--- START Recorded data ---

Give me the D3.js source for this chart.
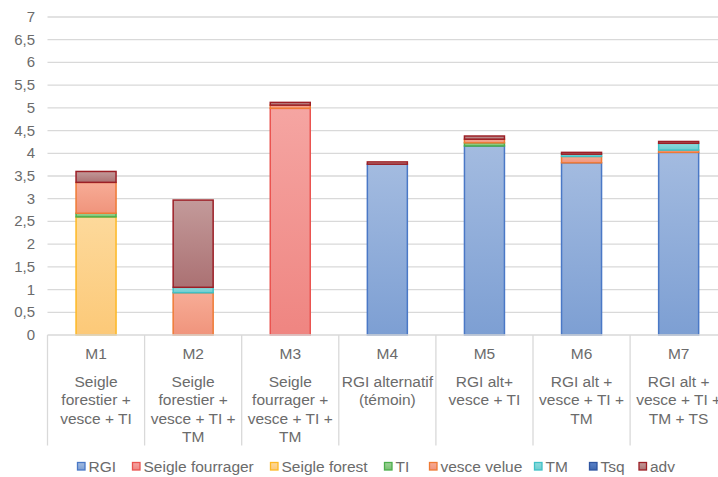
<!DOCTYPE html>
<html>
<head>
<meta charset="utf-8">
<script src="https://cdn.jsdelivr.net/npm/d3@7"></script>
<style>
  html, body { margin: 0; padding: 0; background: #fff; }
  svg { display: block; font-family: "Liberation Sans", Arial, sans-serif; }
</style>
</head>
<body>
<svg id="chart" width="718" height="477"></svg>
<script>
// Categories and their multi-line descriptions
const categories = ["M1", "M2", "M3", "M4", "M5", "M6", "M7"];
const descriptions = [
  ["Seigle", "forestier +", "vesce + TI"],
  ["Seigle", "forestier +", "vesce + TI +", "TM"],
  ["Seigle", "fourrager +", "vesce + TI +", "TM"],
  ["RGI alternatif", "(témoin)"],
  ["RGI alt+", "vesce + TI"],
  ["RGI alt +", "vesce + TI +", "TM"],
  ["RGI alt +", "vesce + TI +", "TM + TS"]
];

// Stacked series values (t MS/ha), bottom to top
const seriesNames = ["RGI", "Seigle fourrager", "Seigle forest", "TI", "vesce velue", "TM", "Tsq", "adv"];
const RGI             = [0,    0,    0,    3.76, 4.16, 3.79, 4.02];
const seigleFourrager = [0,    0,    4.99, 0,    0,    0,    0];
const seigleForest    = [2.60, 0,    0,    0,    0,    0,    0];
const TI              = [0.08, 0,    0,    0,    0.07, 0,    0];
const vesceVelue      = [0.68, 0.93, 0.07, 0,    0.08, 0.14, 0.05];
const TM              = [0,    0.12, 0,    0,    0,    0.05, 0.15];
const Tsq             = [0,    0,    0,    0,    0,    0,    0];
const adv             = [0.24, 1.92, 0.06, 0.05, 0.07, 0.04, 0.04];

const yTicks = [0, 0.5, 1, 1.5, 2, 2.5, 3, 3.5, 4, 4.5, 5, 5.5, 6, 6.5, 7];

// Styling per series: [top fill, bottom fill, border]
const palette = {
  "RGI":              ["#a3bbe0", "#7d9fd3", "#4a78c6"],
  "Seigle fourrager": ["#f5a5a2", "#ef8581", "#ea5450"],
  "Seigle forest":    ["#fdd99b", "#fcc978", "#fdb825"],
  "TI":               ["#9fd39a", "#78c06f", "#4cae4c"],
  "vesce velue":      ["#f7ac96", "#f0947c", "#ef7a35"],
  "TM":               ["#8fdcdd", "#6ccdd0", "#3fc1c6"],
  "Tsq":              ["#5a82c8", "#3e67b0", "#2f55a0"],
  "adv":              ["#c39a9a", "#ab7173", "#9c1f26"]
};

const rows = categories.map((c, i) => ({
  cat: c,
  "RGI": RGI[i], "Seigle fourrager": seigleFourrager[i], "Seigle forest": seigleForest[i],
  "TI": TI[i], "vesce velue": vesceVelue[i], "TM": TM[i], "Tsq": Tsq[i], "adv": adv[i]
}));

const svg = d3.select("#chart");
const margin = { left: 47.5, top: 17, bottom: 335 };
const bandWidth = 97.1;
const plotRight = margin.left + bandWidth * categories.length;

const x = d3.scaleBand().domain(categories).range([margin.left, plotRight]).paddingInner(0).paddingOuter(0);
const y = d3.scaleLinear().domain([0, 7]).range([margin.bottom, margin.top]);

// Gradients
const defs = svg.append("defs");
seriesNames.forEach((s, i) => {
  const g = defs.append("linearGradient").attr("id", "grad" + i)
    .attr("x1", 0).attr("y1", 0).attr("x2", 0).attr("y2", 1);
  g.append("stop").attr("offset", "0%").attr("stop-color", palette[s][0]);
  g.append("stop").attr("offset", "100%").attr("stop-color", palette[s][1]);
});

// Gridlines
svg.append("g").selectAll("line").data(yTicks.filter(t => t > 0)).join("line")
  .attr("x1", margin.left).attr("x2", 718)
  .attr("y1", d => y(d)).attr("y2", d => y(d))
  .attr("stroke", "#d9d9d9").attr("stroke-width", 1.3);

// Y tick labels
svg.append("g").selectAll("text").data(yTicks).join("text")
  .attr("x", 35).attr("y", d => y(d) + 5)
  .attr("text-anchor", "end")
  .attr("font-size", "15px").attr("fill", "#6b6b6b")
  .text(d => d3.format("")(d).replace(".", ","));

// Stacked bars
const stack = d3.stack().keys(seriesNames)(rows);
const barW = 40;
svg.append("g").selectAll("g").data(stack).join("g")
  .each(function(layer, li) {
    const name = seriesNames[li];
    d3.select(this).selectAll("rect").data(layer.filter(d => d[1] - d[0] > 0)).join("rect")
      .attr("x", d => x(d.data.cat) + x.bandwidth() / 2 - barW / 2)
      .attr("width", barW)
      .attr("y", d => y(d[1]))
      .attr("height", d => y(d[0]) - y(d[1]))
      .attr("fill", "url(#grad" + li + ")")
      .attr("stroke", palette[name][2])
      .attr("stroke-width", 1.5);
  });

// Category axis: baseline and separators
const axisG = svg.append("g");
axisG.append("line")
  .attr("x1", margin.left).attr("x2", 718)
  .attr("y1", margin.bottom).attr("y2", margin.bottom)
  .attr("stroke", "#d9d9d9").attr("stroke-width", 1.3);
const bounds = categories.map(c => x(c)).concat([plotRight]);
axisG.selectAll("line.sep").data(bounds).join("line").attr("class", "sep")
  .attr("x1", d => d).attr("x2", d => d)
  .attr("y1", margin.bottom).attr("y2", 445.5)
  .attr("stroke", "#d9d9d9").attr("stroke-width", 1.3);

// Category labels
categories.forEach((c, i) => {
  const cx = x(c) + x.bandwidth() / 2;
  axisG.append("text")
    .attr("x", cx).attr("y", 358.5)
    .attr("text-anchor", "middle").attr("font-size", "15.5px").attr("fill", "#6b6b6b")
    .text(c);
  descriptions[i].forEach((line, j) => {
    axisG.append("text")
      .attr("x", cx).attr("y", 387 + j * 18.3)
      .attr("text-anchor", "middle").attr("font-size", "15.5px").attr("fill", "#6b6b6b")
      .text(line);
  });
});

// Legend
const legendX = [77.5, 132.5, 270.5, 384.5, 429.5, 534.5, 589.5, 639];
const legend = svg.append("g");
seriesNames.forEach((s, i) => {
  const g = legend.append("g").attr("transform", `translate(${legendX[i]},462.5)`);
  g.append("rect").attr("width", 7.5).attr("height", 7.5)
    .attr("fill", `url(#grad${i})`).attr("stroke", palette[s][2]).attr("stroke-width", 1.3);
  g.append("text").attr("x", 11).attr("y", 9.5)
    .attr("font-size", "15.5px").attr("fill", "#6b6b6b").text(s);
});
</script>
</body>
</html>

--- END Recorded data ---

Written request:
Extract every line of the data exactly; pictures stay out.

Answer to the task:
Give me the D3.js source for this chart.
<!DOCTYPE html>
<html>
<head>
<meta charset="utf-8">
<script src="https://cdn.jsdelivr.net/npm/d3@7"></script>
<style>
  html, body { margin: 0; padding: 0; background: #fff; }
  svg { display: block; font-family: "Liberation Sans", Arial, sans-serif; }
</style>
</head>
<body>
<svg id="chart" width="718" height="477"></svg>
<script>
// Categories and their multi-line descriptions
const categories = ["M1", "M2", "M3", "M4", "M5", "M6", "M7"];
const descriptions = [
  ["Seigle", "forestier +", "vesce + TI"],
  ["Seigle", "forestier +", "vesce + TI +", "TM"],
  ["Seigle", "fourrager +", "vesce + TI +", "TM"],
  ["RGI alternatif", "(témoin)"],
  ["RGI alt+", "vesce + TI"],
  ["RGI alt +", "vesce + TI +", "TM"],
  ["RGI alt +", "vesce + TI +", "TM + TS"]
];

// Stacked series values (t MS/ha), bottom to top
const seriesNames = ["RGI", "Seigle fourrager", "Seigle forest", "TI", "vesce velue", "TM", "Tsq", "adv"];
const RGI             = [0,    0,    0,    3.76, 4.16, 3.79, 4.02];
const seigleFourrager = [0,    0,    4.99, 0,    0,    0,    0];
const seigleForest    = [2.60, 0,    0,    0,    0,    0,    0];
const TI              = [0.08, 0,    0,    0,    0.07, 0,    0];
const vesceVelue      = [0.68, 0.93, 0.07, 0,    0.08, 0.14, 0.05];
const TM              = [0,    0.12, 0,    0,    0,    0.05, 0.15];
const Tsq             = [0,    0,    0,    0,    0,    0,    0];
const adv             = [0.24, 1.92, 0.06, 0.05, 0.07, 0.04, 0.04];

const yTicks = [0, 0.5, 1, 1.5, 2, 2.5, 3, 3.5, 4, 4.5, 5, 5.5, 6, 6.5, 7];

// Styling per series: [top fill, bottom fill, border]
const palette = {
  "RGI":              ["#a3bbe0", "#7d9fd3", "#4a78c6"],
  "Seigle fourrager": ["#f5a5a2", "#ef8581", "#ea5450"],
  "Seigle forest":    ["#fdd99b", "#fcc978", "#fdb825"],
  "TI":               ["#9fd39a", "#78c06f", "#4cae4c"],
  "vesce velue":      ["#f7ac96", "#f0947c", "#ef7a35"],
  "TM":               ["#8fdcdd", "#6ccdd0", "#3fc1c6"],
  "Tsq":              ["#5a82c8", "#3e67b0", "#2f55a0"],
  "adv":              ["#c39a9a", "#ab7173", "#9c1f26"]
};

const rows = categories.map((c, i) => ({
  cat: c,
  "RGI": RGI[i], "Seigle fourrager": seigleFourrager[i], "Seigle forest": seigleForest[i],
  "TI": TI[i], "vesce velue": vesceVelue[i], "TM": TM[i], "Tsq": Tsq[i], "adv": adv[i]
}));

const svg = d3.select("#chart");
const margin = { left: 47.5, top: 17, bottom: 335 };
const bandWidth = 97.1;
const plotRight = margin.left + bandWidth * categories.length;

const x = d3.scaleBand().domain(categories).range([margin.left, plotRight]).paddingInner(0).paddingOuter(0);
const y = d3.scaleLinear().domain([0, 7]).range([margin.bottom, margin.top]);

// Gradients
const defs = svg.append("defs");
seriesNames.forEach((s, i) => {
  const g = defs.append("linearGradient").attr("id", "grad" + i)
    .attr("x1", 0).attr("y1", 0).attr("x2", 0).attr("y2", 1);
  g.append("stop").attr("offset", "0%").attr("stop-color", palette[s][0]);
  g.append("stop").attr("offset", "100%").attr("stop-color", palette[s][1]);
});

// Gridlines
svg.append("g").selectAll("line").data(yTicks.filter(t => t > 0)).join("line")
  .attr("x1", margin.left).attr("x2", 718)
  .attr("y1", d => y(d)).attr("y2", d => y(d))
  .attr("stroke", "#d9d9d9").attr("stroke-width", 1.3);

// Y tick labels
svg.append("g").selectAll("text").data(yTicks).join("text")
  .attr("x", 35).attr("y", d => y(d) + 5)
  .attr("text-anchor", "end")
  .attr("font-size", "15px").attr("fill", "#6b6b6b")
  .text(d => d3.format("")(d).replace(".", ","));

// Stacked bars
const stack = d3.stack().keys(seriesNames)(rows);
const barW = 40;
svg.append("g").selectAll("g").data(stack).join("g")
  .each(function(layer, li) {
    const name = seriesNames[li];
    d3.select(this).selectAll("rect").data(layer.filter(d => d[1] - d[0] > 0)).join("rect")
      .attr("x", d => x(d.data.cat) + x.bandwidth() / 2 - barW / 2)
      .attr("width", barW)
      .attr("y", d => y(d[1]))
      .attr("height", d => y(d[0]) - y(d[1]))
      .attr("fill", "url(#grad" + li + ")")
      .attr("stroke", palette[name][2])
      .attr("stroke-width", 1.5);
  });

// Category axis: baseline and separators
const axisG = svg.append("g");
axisG.append("line")
  .attr("x1", margin.left).attr("x2", 718)
  .attr("y1", margin.bottom).attr("y2", margin.bottom)
  .attr("stroke", "#d9d9d9").attr("stroke-width", 1.3);
const bounds = categories.map(c => x(c)).concat([plotRight]);
axisG.selectAll("line.sep").data(bounds).join("line").attr("class", "sep")
  .attr("x1", d => d).attr("x2", d => d)
  .attr("y1", margin.bottom).attr("y2", 445.5)
  .attr("stroke", "#d9d9d9").attr("stroke-width", 1.3);

// Category labels
categories.forEach((c, i) => {
  const cx = x(c) + x.bandwidth() / 2;
  axisG.append("text")
    .attr("x", cx).attr("y", 358.5)
    .attr("text-anchor", "middle").attr("font-size", "15.5px").attr("fill", "#6b6b6b")
    .text(c);
  descriptions[i].forEach((line, j) => {
    axisG.append("text")
      .attr("x", cx).attr("y", 387 + j * 18.3)
      .attr("text-anchor", "middle").attr("font-size", "15.5px").attr("fill", "#6b6b6b")
      .text(line);
  });
});

// Legend
const legendX = [77.5, 132.5, 270.5, 384.5, 429.5, 534.5, 589.5, 639];
const legend = svg.append("g");
seriesNames.forEach((s, i) => {
  const g = legend.append("g").attr("transform", `translate(${legendX[i]},462.5)`);
  g.append("rect").attr("width", 7.5).attr("height", 7.5)
    .attr("fill", `url(#grad${i})`).attr("stroke", palette[s][2]).attr("stroke-width", 1.3);
  g.append("text").attr("x", 11).attr("y", 9.5)
    .attr("font-size", "15.5px").attr("fill", "#6b6b6b").text(s);
});
</script>
</body>
</html>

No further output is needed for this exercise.